_Problem details_
Repeat only what lies from the line with "Recreate this image" to the line with "from bokeh.resources import INLINE", those two lines included, exactly as it stands; omit any images.

--- begin Records supplied ---

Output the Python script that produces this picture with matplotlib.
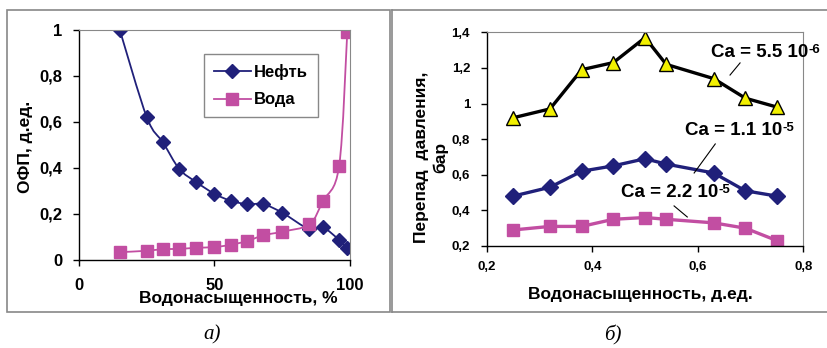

--- end Records supplied ---
--- begin Records supplied ---

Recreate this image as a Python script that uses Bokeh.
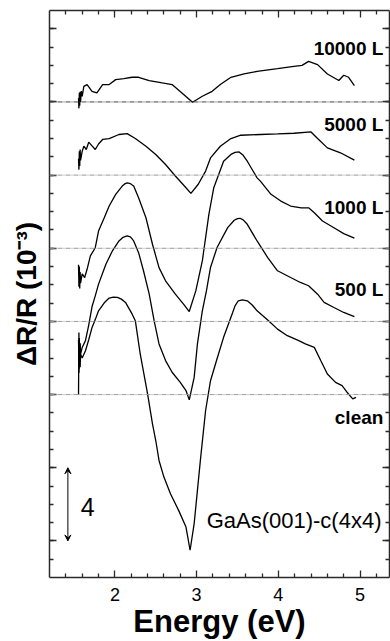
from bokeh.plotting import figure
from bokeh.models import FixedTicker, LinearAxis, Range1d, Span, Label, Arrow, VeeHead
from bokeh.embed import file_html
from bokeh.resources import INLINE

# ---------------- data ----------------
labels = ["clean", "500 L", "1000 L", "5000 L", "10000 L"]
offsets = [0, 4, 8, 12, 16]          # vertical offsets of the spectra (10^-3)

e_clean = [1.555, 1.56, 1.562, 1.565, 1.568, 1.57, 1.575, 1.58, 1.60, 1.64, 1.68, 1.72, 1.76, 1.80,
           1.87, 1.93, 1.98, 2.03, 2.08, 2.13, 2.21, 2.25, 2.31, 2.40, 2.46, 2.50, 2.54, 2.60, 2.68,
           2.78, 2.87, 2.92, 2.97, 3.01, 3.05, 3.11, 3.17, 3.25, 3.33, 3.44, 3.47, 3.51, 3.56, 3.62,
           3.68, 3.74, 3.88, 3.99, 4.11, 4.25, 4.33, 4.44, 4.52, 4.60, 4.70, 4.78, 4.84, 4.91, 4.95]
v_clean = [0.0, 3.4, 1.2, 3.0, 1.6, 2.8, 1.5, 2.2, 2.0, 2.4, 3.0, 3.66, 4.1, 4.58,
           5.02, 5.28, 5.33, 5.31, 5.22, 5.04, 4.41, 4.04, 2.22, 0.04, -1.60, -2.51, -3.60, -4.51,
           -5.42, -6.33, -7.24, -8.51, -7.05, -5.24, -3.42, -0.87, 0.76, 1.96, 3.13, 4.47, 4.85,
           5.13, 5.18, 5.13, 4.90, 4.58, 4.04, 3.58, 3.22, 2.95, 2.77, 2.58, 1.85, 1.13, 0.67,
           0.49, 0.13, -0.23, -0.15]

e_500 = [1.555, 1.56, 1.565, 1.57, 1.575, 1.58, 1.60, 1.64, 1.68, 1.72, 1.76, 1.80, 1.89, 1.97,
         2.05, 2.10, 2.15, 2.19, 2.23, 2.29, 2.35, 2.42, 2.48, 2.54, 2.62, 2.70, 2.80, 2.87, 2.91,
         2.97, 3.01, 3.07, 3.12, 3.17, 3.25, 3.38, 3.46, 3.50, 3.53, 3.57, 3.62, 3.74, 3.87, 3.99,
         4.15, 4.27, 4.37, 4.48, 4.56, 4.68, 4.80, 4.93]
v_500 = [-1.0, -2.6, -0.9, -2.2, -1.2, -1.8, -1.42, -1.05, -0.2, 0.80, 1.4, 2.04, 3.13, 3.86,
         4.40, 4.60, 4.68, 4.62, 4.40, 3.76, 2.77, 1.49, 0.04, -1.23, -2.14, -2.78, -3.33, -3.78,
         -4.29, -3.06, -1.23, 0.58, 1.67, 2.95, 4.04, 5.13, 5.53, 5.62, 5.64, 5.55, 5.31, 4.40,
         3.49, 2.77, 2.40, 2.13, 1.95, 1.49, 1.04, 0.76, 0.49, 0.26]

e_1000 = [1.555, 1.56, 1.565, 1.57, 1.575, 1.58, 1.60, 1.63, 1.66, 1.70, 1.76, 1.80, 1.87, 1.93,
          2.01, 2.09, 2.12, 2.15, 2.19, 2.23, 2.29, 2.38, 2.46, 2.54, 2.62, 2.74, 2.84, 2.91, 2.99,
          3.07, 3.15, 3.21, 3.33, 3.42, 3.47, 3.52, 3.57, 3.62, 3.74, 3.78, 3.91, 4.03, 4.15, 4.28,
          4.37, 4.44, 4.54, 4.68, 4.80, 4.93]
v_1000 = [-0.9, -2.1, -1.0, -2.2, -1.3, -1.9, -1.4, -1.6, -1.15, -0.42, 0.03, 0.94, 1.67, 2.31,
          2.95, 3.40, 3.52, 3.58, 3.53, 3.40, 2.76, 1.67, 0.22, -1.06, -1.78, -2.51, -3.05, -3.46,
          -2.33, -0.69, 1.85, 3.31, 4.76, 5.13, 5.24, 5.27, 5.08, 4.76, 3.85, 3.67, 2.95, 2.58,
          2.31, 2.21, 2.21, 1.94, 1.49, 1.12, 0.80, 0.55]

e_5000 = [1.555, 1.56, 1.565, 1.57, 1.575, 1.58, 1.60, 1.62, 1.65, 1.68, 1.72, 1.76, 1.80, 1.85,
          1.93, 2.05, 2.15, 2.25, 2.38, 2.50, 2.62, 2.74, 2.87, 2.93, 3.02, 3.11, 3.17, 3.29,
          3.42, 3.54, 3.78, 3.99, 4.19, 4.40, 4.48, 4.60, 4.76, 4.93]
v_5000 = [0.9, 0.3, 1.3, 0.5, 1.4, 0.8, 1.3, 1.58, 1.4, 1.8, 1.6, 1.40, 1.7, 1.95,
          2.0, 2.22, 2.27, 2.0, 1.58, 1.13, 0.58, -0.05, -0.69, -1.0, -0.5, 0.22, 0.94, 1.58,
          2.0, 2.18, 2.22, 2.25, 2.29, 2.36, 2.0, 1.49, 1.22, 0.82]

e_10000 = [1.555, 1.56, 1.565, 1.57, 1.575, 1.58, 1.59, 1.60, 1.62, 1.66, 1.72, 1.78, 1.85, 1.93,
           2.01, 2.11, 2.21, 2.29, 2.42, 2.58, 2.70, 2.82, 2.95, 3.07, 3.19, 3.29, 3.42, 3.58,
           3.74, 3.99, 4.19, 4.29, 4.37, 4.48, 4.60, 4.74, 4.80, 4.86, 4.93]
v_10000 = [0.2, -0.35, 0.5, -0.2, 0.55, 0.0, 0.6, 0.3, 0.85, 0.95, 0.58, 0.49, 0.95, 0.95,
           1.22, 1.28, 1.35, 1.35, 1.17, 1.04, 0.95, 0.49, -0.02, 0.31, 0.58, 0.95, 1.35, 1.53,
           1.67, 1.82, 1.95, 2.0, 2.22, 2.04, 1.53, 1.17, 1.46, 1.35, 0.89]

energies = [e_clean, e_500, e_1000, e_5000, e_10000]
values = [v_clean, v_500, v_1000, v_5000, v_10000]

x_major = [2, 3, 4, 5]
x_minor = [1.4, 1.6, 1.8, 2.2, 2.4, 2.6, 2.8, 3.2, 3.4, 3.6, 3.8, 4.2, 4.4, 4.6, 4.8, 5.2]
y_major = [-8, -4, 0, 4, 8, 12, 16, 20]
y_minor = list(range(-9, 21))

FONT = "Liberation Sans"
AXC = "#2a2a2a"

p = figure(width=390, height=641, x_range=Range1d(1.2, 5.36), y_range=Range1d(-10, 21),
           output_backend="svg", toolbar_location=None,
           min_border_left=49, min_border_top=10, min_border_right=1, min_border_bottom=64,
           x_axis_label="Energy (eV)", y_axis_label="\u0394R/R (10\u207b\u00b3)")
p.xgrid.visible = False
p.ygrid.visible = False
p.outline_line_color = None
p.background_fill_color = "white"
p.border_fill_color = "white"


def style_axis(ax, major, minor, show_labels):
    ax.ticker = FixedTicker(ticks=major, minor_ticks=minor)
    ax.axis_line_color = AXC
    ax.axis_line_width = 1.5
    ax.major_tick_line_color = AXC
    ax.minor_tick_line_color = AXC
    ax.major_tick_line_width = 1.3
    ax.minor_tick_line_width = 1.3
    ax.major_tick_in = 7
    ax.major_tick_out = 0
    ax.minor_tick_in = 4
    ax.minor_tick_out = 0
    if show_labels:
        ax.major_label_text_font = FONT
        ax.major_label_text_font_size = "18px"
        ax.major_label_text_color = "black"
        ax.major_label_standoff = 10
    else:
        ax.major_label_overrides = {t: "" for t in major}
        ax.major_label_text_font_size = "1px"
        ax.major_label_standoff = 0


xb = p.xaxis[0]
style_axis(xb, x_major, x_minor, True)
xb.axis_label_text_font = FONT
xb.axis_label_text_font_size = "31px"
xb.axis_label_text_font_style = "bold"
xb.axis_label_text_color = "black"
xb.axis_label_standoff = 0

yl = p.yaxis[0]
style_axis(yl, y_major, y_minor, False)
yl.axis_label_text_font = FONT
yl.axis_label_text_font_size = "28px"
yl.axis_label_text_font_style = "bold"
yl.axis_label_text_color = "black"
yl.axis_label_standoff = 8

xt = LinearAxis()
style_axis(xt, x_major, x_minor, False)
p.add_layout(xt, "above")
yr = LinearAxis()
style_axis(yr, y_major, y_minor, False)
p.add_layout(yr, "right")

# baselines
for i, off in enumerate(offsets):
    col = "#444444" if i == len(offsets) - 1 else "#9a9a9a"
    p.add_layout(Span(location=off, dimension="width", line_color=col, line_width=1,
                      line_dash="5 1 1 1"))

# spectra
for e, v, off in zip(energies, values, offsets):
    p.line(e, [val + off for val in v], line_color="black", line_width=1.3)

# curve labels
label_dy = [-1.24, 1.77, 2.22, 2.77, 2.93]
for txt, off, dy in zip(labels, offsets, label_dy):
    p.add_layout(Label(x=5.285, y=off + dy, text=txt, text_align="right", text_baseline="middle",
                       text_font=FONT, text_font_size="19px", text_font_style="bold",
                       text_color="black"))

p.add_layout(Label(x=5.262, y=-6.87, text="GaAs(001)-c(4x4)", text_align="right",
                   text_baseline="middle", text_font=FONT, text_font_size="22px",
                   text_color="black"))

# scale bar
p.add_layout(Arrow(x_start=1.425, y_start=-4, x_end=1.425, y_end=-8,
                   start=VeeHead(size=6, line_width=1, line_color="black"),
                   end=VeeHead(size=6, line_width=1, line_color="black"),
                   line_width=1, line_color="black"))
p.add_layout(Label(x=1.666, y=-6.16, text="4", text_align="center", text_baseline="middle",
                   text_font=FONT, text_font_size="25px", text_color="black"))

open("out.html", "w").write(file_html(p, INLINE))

--- end Records supplied ---

_Output of the task_
Recreate this image as a Python script that uses Bokeh.
from bokeh.plotting import figure
from bokeh.models import FixedTicker, LinearAxis, Range1d, Span, Label, Arrow, VeeHead
from bokeh.embed import file_html
from bokeh.resources import INLINE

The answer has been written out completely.